* begin *
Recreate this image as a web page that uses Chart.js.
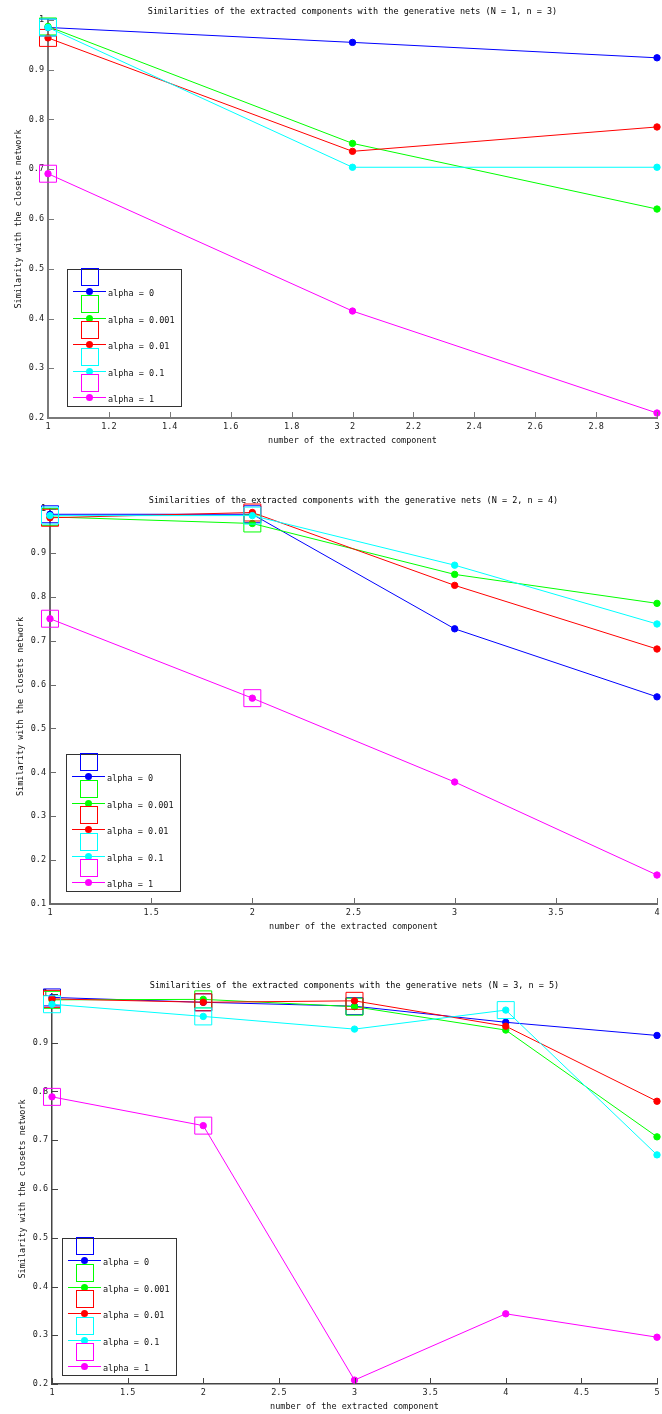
* end *
* begin *
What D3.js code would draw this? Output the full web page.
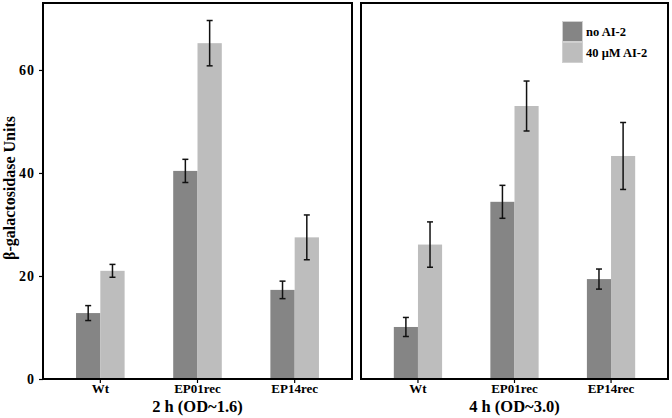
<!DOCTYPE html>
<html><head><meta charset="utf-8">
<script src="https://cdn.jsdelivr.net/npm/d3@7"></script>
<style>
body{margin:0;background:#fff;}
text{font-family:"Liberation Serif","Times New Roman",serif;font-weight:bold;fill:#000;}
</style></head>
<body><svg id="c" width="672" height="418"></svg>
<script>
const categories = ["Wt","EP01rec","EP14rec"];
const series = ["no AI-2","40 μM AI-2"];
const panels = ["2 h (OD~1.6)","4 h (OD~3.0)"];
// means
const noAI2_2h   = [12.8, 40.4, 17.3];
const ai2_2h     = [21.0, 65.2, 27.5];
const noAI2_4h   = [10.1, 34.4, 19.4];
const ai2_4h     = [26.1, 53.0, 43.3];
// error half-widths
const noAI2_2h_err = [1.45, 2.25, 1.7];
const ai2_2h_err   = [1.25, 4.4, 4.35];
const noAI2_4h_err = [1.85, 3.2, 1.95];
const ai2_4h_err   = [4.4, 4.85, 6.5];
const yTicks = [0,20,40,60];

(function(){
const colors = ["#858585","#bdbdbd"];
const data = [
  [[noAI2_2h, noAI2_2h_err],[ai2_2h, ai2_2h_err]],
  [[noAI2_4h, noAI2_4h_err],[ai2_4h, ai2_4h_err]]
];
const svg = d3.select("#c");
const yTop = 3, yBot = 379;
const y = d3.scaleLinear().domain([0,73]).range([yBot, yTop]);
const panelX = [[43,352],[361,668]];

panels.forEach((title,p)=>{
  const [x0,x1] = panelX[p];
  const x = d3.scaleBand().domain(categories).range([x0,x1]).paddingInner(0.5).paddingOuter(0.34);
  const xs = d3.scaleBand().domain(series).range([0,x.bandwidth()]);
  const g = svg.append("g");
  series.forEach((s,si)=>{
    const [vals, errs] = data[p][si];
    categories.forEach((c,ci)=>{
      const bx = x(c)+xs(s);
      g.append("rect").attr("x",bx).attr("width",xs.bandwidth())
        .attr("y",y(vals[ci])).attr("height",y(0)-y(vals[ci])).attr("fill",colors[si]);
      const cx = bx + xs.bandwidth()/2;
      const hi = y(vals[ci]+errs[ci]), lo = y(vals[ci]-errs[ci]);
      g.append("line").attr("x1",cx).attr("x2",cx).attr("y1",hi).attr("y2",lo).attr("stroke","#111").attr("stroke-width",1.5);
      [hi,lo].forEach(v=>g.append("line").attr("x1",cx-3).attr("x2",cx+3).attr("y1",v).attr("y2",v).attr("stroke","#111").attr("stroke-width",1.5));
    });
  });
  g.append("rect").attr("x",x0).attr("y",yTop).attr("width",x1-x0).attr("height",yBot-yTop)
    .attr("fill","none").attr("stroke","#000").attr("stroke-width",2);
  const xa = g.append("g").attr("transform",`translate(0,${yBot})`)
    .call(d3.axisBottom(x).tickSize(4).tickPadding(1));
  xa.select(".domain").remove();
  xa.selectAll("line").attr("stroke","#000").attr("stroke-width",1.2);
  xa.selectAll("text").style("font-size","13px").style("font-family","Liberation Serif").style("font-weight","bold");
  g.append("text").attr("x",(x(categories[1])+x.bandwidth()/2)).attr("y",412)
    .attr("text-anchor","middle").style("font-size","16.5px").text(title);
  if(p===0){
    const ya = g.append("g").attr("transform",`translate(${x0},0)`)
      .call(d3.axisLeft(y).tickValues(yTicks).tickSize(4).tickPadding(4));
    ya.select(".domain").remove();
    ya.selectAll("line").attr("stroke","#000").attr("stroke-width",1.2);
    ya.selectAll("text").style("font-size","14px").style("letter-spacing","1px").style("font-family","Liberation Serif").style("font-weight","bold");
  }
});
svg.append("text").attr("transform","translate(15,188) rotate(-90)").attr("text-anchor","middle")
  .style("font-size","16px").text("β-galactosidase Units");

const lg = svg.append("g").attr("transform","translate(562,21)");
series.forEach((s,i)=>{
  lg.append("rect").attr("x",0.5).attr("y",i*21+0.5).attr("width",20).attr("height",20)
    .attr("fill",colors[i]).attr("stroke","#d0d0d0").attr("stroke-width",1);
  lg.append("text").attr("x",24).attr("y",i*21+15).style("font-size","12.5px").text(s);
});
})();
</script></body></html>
* end *
== WHAT IS ASKED ==
Copy out each line of the records where the string "this" appears.

== RESULT OF THE EXERCISE ==
Recreate this image as a web page that uses Chart.js.
What D3.js code would draw this? Output the full web page.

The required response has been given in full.